Created attachment 194958 [details] Just page 2 of the full document I used pdfseparate to split the document into individual pages; while pages 6 and 22 are a little slow, all the rest except page 2 are fine. Page 2 is 99% of the problem; visually it's unremarkable - although the 4 circles with i., ii.,iii.,iv. in are misrendered
1) If you have the 'navigator' up it takes a lot longer - I've not succesfully seen it load; I guess that's populating the tree in it. 2) libreoffice --convert-to fodg page2-uncomp.pdf gets me a 73M fodg file which exhibits the same problem on loading. So I can try and have a dig into that to see what is so big.
Looking at the fodg, there's ~46000 graphics and paragraph styles, all wired to svg paths; I think this is all the pretty graphic in question 7 at the upper right.
looking at the output of xpdfimport, there are 222903 fillPath's and 223411 updateFillColors (most grouped one fillPath/one update) and I'm pretty sure most are in the section 7 of the page. (There are also some HUGE clippaths, I think ~20k points??? but I think those are later). Now I need to follow back into xpdfimport to see where they're coming from.
(In reply to Dave Gilbert from comment #10) So, I'm not a LO developer, but I would like to point out that these high numbers you mentioned should not get LO stuck. That is, even if it was 2 million, or 20 million or 200 million filling and update tasks to perform - LO should have become responsive quickly after the file is opened, with at least the first page usable, with inter-page navigation possible, and with the second page showing some intermediary indication of it loading. ... but perhaps I should open a different bug about that?
Yes I agree; although I suspect there's actually many problems around that. And if I find any specific issues I'll file bugs. However, I'm concentrating on the PDF import part; it sometimes creates lots and lots of items for silly reasons; so my first step is to understand what's going on.
I think I understand what's going on; and I don't think it's the imports fault (but maybe there's a chance to optimise something). Page 2, question 7 has a wood effect clip art; it's made up of about 5 layers, and the back one (which is mostly obscured!) is made up of ~175k draw:path's. They are mostly very small (sub mm often) and often have different colours. The colours are derived via a crazily complicated shading mesh in the pdf. (I've not quite figured out why it's 178k draw:paths - I see 3600 'm' operators in the pdf, 44000 'c' and 46282 'l' but sinceit's derived from that shading it might make sense it's split.
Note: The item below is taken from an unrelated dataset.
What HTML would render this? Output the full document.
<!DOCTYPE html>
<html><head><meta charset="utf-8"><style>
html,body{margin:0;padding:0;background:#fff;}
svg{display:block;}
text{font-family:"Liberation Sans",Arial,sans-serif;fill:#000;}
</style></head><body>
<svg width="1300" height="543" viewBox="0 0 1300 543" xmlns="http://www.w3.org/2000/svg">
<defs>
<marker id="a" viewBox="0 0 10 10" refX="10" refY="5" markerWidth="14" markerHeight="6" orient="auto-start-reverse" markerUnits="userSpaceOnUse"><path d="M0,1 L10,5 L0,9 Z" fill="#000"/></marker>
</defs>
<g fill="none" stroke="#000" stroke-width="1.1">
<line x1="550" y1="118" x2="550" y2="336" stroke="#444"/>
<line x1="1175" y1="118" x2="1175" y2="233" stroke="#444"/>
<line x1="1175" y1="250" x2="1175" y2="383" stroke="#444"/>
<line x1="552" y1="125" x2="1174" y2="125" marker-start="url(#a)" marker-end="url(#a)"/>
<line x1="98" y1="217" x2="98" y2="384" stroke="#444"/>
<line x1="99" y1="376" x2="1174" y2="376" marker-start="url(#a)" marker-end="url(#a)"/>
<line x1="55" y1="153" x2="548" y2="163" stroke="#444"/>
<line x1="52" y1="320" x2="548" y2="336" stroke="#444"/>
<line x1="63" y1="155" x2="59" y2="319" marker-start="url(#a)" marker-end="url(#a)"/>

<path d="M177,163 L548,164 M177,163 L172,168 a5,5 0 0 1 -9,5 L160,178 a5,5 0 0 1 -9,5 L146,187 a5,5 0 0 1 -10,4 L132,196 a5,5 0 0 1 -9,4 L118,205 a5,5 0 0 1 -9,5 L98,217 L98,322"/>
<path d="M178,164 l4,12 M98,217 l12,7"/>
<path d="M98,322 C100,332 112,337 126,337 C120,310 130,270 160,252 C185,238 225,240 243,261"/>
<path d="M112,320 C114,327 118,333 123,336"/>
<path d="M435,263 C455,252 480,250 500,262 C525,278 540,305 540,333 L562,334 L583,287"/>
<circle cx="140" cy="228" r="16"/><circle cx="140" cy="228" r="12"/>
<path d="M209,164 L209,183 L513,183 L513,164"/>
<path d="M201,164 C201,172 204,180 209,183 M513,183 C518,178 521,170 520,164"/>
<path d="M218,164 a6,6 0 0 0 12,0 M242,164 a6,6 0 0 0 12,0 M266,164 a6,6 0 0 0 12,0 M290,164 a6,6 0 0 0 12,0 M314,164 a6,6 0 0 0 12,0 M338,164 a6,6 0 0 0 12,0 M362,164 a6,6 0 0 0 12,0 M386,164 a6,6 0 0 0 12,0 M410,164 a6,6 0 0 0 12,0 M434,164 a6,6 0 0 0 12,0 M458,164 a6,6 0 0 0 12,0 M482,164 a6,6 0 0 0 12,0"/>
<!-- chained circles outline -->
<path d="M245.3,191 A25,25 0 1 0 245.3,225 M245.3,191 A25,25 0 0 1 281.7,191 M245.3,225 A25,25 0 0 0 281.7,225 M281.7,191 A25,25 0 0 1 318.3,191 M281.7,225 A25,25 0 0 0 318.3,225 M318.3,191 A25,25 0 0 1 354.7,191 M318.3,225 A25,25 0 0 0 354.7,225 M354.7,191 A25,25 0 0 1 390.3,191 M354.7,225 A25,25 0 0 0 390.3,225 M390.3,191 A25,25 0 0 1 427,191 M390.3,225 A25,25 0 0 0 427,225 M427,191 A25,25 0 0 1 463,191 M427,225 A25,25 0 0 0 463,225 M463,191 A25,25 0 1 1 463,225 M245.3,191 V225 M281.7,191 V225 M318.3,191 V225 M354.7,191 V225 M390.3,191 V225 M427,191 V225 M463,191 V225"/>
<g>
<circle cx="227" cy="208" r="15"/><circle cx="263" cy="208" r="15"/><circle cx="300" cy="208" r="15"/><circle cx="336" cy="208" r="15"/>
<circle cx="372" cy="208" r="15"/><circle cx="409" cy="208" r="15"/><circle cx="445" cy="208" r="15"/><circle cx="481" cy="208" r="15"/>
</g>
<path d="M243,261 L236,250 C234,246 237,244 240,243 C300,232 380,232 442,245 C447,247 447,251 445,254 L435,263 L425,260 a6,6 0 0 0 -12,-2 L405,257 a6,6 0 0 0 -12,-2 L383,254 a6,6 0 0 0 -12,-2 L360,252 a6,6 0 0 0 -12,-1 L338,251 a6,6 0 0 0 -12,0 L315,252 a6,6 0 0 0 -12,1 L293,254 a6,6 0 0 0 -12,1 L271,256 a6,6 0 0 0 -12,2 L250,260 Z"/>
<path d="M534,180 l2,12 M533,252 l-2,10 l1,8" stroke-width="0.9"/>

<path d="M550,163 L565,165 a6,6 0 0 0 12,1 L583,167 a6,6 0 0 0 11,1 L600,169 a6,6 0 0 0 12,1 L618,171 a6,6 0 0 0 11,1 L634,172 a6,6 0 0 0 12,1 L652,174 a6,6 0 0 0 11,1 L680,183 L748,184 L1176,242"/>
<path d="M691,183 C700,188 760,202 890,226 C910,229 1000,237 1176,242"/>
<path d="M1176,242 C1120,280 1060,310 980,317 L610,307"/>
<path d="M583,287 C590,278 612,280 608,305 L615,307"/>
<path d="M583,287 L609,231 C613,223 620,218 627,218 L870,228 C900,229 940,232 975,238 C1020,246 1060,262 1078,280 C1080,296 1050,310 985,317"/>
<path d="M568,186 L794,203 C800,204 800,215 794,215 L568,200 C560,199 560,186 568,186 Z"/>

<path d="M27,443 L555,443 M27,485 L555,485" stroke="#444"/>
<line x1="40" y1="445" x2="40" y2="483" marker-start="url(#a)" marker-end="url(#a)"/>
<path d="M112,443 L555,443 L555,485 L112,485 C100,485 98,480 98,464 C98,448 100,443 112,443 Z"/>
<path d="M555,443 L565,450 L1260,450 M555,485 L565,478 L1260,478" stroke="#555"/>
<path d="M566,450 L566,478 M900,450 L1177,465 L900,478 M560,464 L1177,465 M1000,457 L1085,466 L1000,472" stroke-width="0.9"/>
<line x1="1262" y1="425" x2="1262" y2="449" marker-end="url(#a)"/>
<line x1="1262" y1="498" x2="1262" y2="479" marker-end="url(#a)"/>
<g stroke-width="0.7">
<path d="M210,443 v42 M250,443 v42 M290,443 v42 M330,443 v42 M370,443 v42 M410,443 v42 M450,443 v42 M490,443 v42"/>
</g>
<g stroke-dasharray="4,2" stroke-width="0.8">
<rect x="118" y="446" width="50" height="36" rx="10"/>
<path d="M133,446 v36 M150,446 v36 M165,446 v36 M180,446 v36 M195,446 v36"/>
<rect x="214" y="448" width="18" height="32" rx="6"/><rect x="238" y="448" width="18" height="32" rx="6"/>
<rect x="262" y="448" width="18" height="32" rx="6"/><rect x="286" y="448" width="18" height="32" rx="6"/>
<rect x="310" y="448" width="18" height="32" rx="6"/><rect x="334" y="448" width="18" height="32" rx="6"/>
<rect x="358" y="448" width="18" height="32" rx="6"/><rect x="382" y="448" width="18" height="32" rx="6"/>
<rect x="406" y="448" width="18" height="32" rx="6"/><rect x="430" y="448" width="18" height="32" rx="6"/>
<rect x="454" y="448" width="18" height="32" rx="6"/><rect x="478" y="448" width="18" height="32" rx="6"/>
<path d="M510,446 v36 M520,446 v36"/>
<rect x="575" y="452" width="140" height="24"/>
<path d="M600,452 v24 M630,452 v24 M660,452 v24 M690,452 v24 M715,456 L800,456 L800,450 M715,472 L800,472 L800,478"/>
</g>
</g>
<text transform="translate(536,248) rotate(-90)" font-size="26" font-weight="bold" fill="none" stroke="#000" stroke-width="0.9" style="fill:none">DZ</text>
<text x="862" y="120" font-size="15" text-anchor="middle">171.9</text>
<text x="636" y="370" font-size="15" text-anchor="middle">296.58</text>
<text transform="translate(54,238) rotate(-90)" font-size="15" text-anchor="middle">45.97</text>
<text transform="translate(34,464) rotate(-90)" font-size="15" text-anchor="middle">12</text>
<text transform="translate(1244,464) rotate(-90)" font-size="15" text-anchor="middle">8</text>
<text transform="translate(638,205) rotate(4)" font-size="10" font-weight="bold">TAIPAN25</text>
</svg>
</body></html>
Actually... Our output device doesn't define useShadedFills, so it's falling back to poppler's internal shaded fill code; so there's the potential for us to define that and do something more efficient which might be more efficient. (I think this is a type '7' fill in the case of this particular example, which is the weird tensor type)
Created attachment 195196 [details] Just the problematic element This is just the problematic set of elements in the page 2; I've stripped it right down using qpdf. Still takes ~3GB of ram trying to load it into LO
THe fun fills come from decomposed 'type 7' - ie. tensor type - mesh shadings that poppler has decomposed. Even by those standards they are complex in this PDF; there are eight separate shadings the worst with 965 separate patches. These type 7 shadings are 'tensor-product' shadings; not actually that much more complex than the type 6 shadings which are coons patches - i.e. each patch is defined by a bezier for each edge; the type 7's have an extra 4 control points. Looking at other formats; SVG doesn't have either of these yet, but they've got a coons patch one in the works; https://svgwg.org/svg-next/pservers.html#MeshGradients Cairo apparently supports both 6 and 7.
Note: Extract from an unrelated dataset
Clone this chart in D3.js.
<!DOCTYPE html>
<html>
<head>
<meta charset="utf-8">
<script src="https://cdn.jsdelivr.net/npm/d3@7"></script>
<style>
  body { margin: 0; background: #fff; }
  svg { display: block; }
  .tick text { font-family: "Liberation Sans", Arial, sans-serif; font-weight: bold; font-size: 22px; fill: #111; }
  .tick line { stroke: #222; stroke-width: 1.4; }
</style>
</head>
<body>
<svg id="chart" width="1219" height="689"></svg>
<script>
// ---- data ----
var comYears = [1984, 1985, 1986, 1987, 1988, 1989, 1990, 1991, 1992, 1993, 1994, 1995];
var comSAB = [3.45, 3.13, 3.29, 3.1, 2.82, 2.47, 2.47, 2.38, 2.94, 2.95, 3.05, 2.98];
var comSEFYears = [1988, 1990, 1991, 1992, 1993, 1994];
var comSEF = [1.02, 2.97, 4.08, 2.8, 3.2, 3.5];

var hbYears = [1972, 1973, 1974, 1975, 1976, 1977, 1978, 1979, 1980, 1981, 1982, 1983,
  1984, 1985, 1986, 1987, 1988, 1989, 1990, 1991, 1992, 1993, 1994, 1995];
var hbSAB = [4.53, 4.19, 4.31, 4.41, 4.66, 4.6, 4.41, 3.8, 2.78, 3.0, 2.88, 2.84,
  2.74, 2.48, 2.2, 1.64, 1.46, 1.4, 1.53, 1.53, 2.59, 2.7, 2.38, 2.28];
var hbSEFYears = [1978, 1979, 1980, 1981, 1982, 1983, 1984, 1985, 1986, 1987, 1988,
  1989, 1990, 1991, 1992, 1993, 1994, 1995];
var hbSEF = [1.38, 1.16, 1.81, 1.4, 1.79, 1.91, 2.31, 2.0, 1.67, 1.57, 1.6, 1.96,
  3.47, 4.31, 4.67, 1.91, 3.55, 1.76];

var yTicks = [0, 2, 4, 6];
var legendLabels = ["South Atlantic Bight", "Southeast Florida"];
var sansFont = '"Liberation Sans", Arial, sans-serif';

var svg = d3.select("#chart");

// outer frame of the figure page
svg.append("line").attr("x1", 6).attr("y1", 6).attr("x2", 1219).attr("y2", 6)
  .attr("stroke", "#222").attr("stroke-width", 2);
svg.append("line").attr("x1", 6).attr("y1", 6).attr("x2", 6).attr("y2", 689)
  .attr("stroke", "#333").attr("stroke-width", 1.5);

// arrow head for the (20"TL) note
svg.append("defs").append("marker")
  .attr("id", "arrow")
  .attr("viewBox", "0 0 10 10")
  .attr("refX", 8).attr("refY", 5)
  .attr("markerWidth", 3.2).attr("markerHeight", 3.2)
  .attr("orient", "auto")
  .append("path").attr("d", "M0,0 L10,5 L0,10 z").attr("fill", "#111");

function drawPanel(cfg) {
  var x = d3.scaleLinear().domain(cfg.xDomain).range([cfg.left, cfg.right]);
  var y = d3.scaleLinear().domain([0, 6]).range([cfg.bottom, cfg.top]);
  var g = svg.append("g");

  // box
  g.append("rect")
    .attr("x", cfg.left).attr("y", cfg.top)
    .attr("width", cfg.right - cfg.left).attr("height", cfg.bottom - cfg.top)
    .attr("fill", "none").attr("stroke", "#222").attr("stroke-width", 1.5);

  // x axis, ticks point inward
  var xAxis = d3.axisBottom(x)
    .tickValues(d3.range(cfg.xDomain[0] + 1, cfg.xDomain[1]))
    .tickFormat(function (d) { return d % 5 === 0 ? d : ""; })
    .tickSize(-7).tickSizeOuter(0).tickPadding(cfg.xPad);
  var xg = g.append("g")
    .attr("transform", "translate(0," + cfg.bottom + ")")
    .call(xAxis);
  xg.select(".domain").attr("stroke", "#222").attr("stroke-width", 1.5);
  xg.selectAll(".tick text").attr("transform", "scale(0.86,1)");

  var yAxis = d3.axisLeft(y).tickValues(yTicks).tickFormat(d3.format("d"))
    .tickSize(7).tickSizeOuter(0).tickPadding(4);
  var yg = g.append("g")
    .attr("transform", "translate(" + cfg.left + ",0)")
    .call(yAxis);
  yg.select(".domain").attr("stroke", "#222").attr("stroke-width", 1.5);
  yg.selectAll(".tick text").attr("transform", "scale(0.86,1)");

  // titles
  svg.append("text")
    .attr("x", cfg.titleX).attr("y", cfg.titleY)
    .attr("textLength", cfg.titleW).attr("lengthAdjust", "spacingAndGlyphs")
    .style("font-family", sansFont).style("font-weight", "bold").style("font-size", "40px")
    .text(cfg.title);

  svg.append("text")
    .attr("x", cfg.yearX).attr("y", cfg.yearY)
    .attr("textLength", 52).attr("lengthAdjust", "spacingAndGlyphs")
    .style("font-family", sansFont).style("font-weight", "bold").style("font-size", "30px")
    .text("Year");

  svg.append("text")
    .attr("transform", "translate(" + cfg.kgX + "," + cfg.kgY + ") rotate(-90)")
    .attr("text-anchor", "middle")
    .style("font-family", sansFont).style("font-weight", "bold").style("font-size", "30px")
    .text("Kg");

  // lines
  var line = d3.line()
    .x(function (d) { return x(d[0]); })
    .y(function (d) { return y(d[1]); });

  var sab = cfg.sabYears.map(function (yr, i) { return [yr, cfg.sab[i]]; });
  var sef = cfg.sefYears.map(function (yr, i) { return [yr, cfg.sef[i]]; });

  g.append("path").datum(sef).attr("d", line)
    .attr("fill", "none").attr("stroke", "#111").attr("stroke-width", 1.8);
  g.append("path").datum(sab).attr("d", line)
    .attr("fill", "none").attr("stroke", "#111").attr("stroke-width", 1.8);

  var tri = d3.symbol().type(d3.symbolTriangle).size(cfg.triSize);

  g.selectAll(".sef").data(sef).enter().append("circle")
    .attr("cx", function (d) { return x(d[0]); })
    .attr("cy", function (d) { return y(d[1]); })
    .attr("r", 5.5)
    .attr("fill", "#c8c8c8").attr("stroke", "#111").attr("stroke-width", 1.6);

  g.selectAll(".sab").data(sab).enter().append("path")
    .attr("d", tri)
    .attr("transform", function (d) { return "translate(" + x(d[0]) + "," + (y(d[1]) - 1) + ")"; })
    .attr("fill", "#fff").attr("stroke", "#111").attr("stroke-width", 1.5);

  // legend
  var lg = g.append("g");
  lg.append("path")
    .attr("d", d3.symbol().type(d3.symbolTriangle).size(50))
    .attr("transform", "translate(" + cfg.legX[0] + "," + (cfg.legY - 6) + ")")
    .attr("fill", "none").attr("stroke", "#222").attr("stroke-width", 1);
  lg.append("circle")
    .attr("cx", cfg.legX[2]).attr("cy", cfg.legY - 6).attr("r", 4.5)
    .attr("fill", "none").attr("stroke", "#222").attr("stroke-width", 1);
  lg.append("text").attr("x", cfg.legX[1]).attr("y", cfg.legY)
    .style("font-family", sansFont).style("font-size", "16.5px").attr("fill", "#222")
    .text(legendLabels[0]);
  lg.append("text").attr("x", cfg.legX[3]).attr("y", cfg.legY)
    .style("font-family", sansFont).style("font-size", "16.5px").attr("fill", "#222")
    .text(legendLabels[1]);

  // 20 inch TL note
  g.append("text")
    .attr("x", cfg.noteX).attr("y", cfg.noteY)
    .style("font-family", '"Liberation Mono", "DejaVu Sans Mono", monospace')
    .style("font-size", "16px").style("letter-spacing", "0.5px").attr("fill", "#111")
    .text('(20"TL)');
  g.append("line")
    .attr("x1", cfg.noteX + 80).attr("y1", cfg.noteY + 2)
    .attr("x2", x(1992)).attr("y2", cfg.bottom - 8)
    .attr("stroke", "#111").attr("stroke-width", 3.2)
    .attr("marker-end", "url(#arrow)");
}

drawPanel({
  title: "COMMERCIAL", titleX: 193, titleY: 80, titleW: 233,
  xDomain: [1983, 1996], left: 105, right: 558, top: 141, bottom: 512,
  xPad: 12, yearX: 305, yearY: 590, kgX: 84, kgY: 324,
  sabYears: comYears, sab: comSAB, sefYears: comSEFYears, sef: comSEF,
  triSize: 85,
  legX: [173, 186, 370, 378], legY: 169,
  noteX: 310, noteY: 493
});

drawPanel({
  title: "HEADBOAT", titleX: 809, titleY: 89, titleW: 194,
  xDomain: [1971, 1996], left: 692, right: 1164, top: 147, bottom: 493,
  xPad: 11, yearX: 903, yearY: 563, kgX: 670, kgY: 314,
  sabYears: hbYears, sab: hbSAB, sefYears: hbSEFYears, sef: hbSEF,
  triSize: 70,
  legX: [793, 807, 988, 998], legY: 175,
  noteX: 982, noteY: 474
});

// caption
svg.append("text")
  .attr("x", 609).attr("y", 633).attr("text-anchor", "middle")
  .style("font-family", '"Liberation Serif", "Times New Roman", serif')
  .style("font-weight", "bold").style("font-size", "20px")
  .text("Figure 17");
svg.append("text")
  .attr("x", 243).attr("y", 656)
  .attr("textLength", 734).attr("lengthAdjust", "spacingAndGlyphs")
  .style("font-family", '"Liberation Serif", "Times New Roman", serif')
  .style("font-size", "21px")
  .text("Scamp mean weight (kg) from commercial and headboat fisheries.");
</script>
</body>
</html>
I'm just keeping track of other things going on in this document as I work through it, so I think: Very slow loading [Due to type 7 fill] p.1 sec 1; big black surrounds to the 1..4 roundels p.2 sec 5; again big black surrounds p, 3 sec 10 - possible black surround p.6 sec 2 odd clipping on image? p.14 big grey block top left p.15 huge circle p.23 sec 6 huge circles I think I've got page 14 rendering fixed and some of page 6,14,15, and 23 in a clipping fix world I have; I'll get that posted soon.
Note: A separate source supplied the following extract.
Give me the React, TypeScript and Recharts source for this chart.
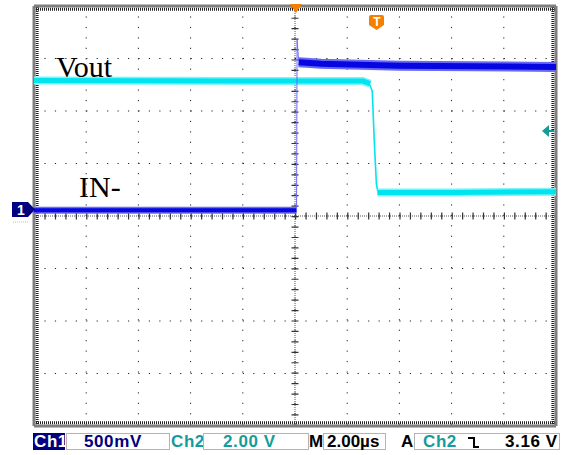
import { CartesianGrid, Line, LineChart, ReferenceLine, XAxis, YAxis } from "recharts";

// time in µs (2 µs/div, trigger at centre), level in screen divisions
const timeTicks = [-10, -8, -6, -4, -2, 0, 2, 4, 6, 8, 10];
const divTicks = [-4, -3, -2, -1, 0, 1, 2, 3, 4];

// Ch1 (IN-), 500 mV/div
const inLow = [
  { t: -10, v: 0.11 },
  { t: 0.06, v: 0.11 },
];
const inEdge = [
  { t: 0.06, v: 0.11 },
  { t: 0.08, v: 3.35 },
  { t: 0.14, v: 2.95 },
];
const inHigh = [
  { t: 0.14, v: 2.93 },
  { t: 1, v: 2.9 },
  { t: 4, v: 2.86 },
  { t: 10, v: 2.84 },
];

// Ch2 (Vout), 2.00 V/div
const outHigh = [
  { t: -10, v: 2.58 },
  { t: 2.6, v: 2.57 },
  { t: 2.88, v: 2.52 },
];
const outEdge = [
  { t: 2.84, v: 2.53 },
  { t: 2.96, v: 2.38 },
  { t: 3.04, v: 1.4 },
  { t: 3.12, v: 0.6 },
  { t: 3.18, v: 0.45 },
];
const outLow = [
  { t: 3.16, v: 0.45 },
  { t: 6, v: 0.45 },
  { t: 10, v: 0.46 },
];

const BLUE = "#0606e0";
const BLUE_HALO = "#6a6af4";
const CYAN = "#00e4f0";
const CYAN_HALO = "#7ef2f8";
const TEAL = "#169b9b";
const NAVY = "#000080";
const ORANGE = "#f57f00";

const dotDash = "1.2 9.24";

export default function App() {
  const font = "'Liberation Sans', Arial, sans-serif";
  const box = {
    position: "absolute" as const,
    top: 433,
    height: 17,
    border: "1px solid #b4b4b4",
    boxSizing: "border-box" as const,
  };
  const txt = {
    position: "absolute" as const,
    top: 432,
    fontFamily: font,
    fontWeight: 700,
    fontSize: 17,
    lineHeight: "19px",
    letterSpacing: 0.6,
    whiteSpace: "nowrap" as const,
  };
  return (
    <div style={{ position: "fixed", left: 0, top: 0, width: 563, height: 455, background: "#fff" }}>
      <LineChart width={563} height={455} margin={{ top: 6, right: 7, left: 34, bottom: 29 }}>
        <XAxis type="number" dataKey="t" domain={[-10, 10]} ticks={timeTicks} hide allowDataOverflow />
        <YAxis type="number" dataKey="v" domain={[-4, 4]} ticks={divTicks} hide allowDataOverflow />
        <CartesianGrid stroke="#222" strokeDasharray={dotDash} />
        <ReferenceLine y={0} stroke="#555" strokeDasharray="1 1" />
        <ReferenceLine y={0} stroke="#333" strokeWidth={7} strokeDasharray={dotDash} />
        <ReferenceLine x={0} stroke="#555" strokeDasharray="1 1" />
        <ReferenceLine x={0} stroke="#333" strokeWidth={7} strokeDasharray={dotDash} />
        <ReferenceLine y={3.94} stroke="#222" strokeWidth={3} strokeDasharray="1 1" />
        <ReferenceLine y={-3.94} stroke="#222" strokeWidth={3} strokeDasharray="1 1" />
        <ReferenceLine x={-9.88} stroke="#222" strokeWidth={3} strokeDasharray="1 1" />
        <ReferenceLine x={9.88} stroke="#222" strokeWidth={3} strokeDasharray="1 1" />
        <ReferenceLine y={4} stroke="#7f7f7f" strokeWidth={3} />
        <ReferenceLine y={-4} stroke="#7f7f7f" strokeWidth={3} />
        <ReferenceLine x={-10} stroke="#7f7f7f" strokeWidth={3} />
        <ReferenceLine x={10} stroke="#7f7f7f" strokeWidth={3} />

        <Line data={outHigh} dataKey="v" stroke={CYAN_HALO} strokeWidth={8} dot={false} isAnimationActive={false} />
        <Line data={outHigh} dataKey="v" stroke={CYAN} strokeWidth={5} dot={false} isAnimationActive={false} />
        <Line data={outEdge} dataKey="v" stroke={CYAN} strokeWidth={1.6} dot={false} isAnimationActive={false} />
        <Line data={outLow} dataKey="v" stroke={CYAN_HALO} strokeWidth={8} dot={false} isAnimationActive={false} />
        <Line data={outLow} dataKey="v" stroke={CYAN} strokeWidth={5} dot={false} isAnimationActive={false} />

        <Line data={inLow} dataKey="v" stroke={BLUE_HALO} strokeWidth={7} dot={false} isAnimationActive={false} />
        <Line data={inLow} dataKey="v" stroke={BLUE} strokeWidth={4} dot={false} isAnimationActive={false} />
        <Line data={inEdge} dataKey="v" stroke={BLUE_HALO} strokeWidth={1} dot={false} isAnimationActive={false} />
        <Line data={inHigh} dataKey="v" stroke={BLUE_HALO} strokeWidth={10} dot={false} isAnimationActive={false} />
        <Line data={inHigh} dataKey="v" stroke={BLUE} strokeWidth={6} dot={false} isAnimationActive={false} />
      </LineChart>

      {/* trace labels */}
      <div style={{ position: "absolute", left: 56, top: 50, fontFamily: "'Liberation Serif', 'Times New Roman', serif", fontSize: 30, lineHeight: "34px", color: "#000" }}>
        Vout
      </div>
      <div style={{ position: "absolute", left: 79, top: 170, fontFamily: "'Liberation Serif', 'Times New Roman', serif", fontSize: 30, lineHeight: "34px", color: "#000" }}>
        IN-
      </div>

      {/* scope markers */}
      <svg width={563} height={455} style={{ position: "absolute", left: 0, top: 0, pointerEvents: "none" }}>
        <polygon points="290,4 302,4 296,13" fill={ORANGE} />
        <path d="M371,15 h11 a2,2 0 0 1 2,2 v8 l-7.5,5 l-7.5,-5 v-8 a2,2 0 0 1 2,-2 z" fill={ORANGE} />
        <text x={377} y={26} textAnchor="middle" fill="#fff" fontFamily={font} fontWeight={700} fontSize={12}>T</text>
        <path d="M12,202 h16 l7,7.5 l-7,7.5 h-16 z" fill={NAVY} />
        <text x={21} y={215} textAnchor="middle" fill="#fff" fontFamily={font} fontWeight={700} fontSize={14}>1</text>
        <line x1={13} y1={222} x2={28} y2={222} stroke="#7ad6e0" strokeDasharray="1 1" />
        <polygon points="542,131 549,125 549,137" fill={TEAL} />
        <line x1={548} y1={131} x2={554} y2={131} stroke={TEAL} strokeWidth={2} />
        <polyline points="468,438 474,438 474,447 479,447" fill="none" stroke="#000" strokeWidth={2} />
      </svg>

      {/* status bar */}
      <div style={{ ...box, left: 33, width: 32, background: NAVY, border: "none" }} />
      <div style={{ ...txt, left: 34, color: "#fff" }}>Ch1</div>
      <div style={{ ...box, left: 66, width: 104 }} />
      <div style={{ ...txt, left: 84, color: NAVY }}>500mV</div>
      <div style={{ ...txt, left: 171, color: TEAL }}>Ch2</div>
      <div style={{ ...box, left: 203, width: 106 }} />
      <div style={{ ...txt, left: 223, color: TEAL }}>2.00 V</div>
      <div style={{ ...txt, left: 309, color: "#000" }}>M</div>
      <div style={{ ...box, left: 323, width: 63 }} />
      <div style={{ ...txt, left: 327, color: "#000", letterSpacing: 0 }}>2.00µs</div>
      <div style={{ ...txt, left: 401, color: "#000" }}>A</div>
      <div style={{ ...box, left: 414, width: 146 }} />
      <div style={{ ...txt, left: 423, color: TEAL }}>Ch2</div>
      <div style={{ ...txt, left: 505, color: "#000" }}>3.16 V</div>
    </div>
  );
}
With the https://git.libreoffice.org/core/commit/b416c5b8e32632a63e1e791c34896e17d89f7982 I've just got in, p.6 sec2's clipping is better; but the image still isn't right p.14's big block has gone p.15's circles are gone - but the fish are still odd. p.23's big circles have gone - but still has odd image Which leaves us with: Very slow loading [Due to type 7 fill] p.1 sec 1; big black surrounds to the 1..4 roundels p.2 sec 5; again big black surrounds p, 3 sec 10 - possible black surround p.6 sec 2 - image oddities p.15 odd fish p.23 Images not quite right which i think means there are actually 3 bugs-ish: a) The slow loading of type 7 fills b) The big black surrounds c) Some image clipping problem on a few pages.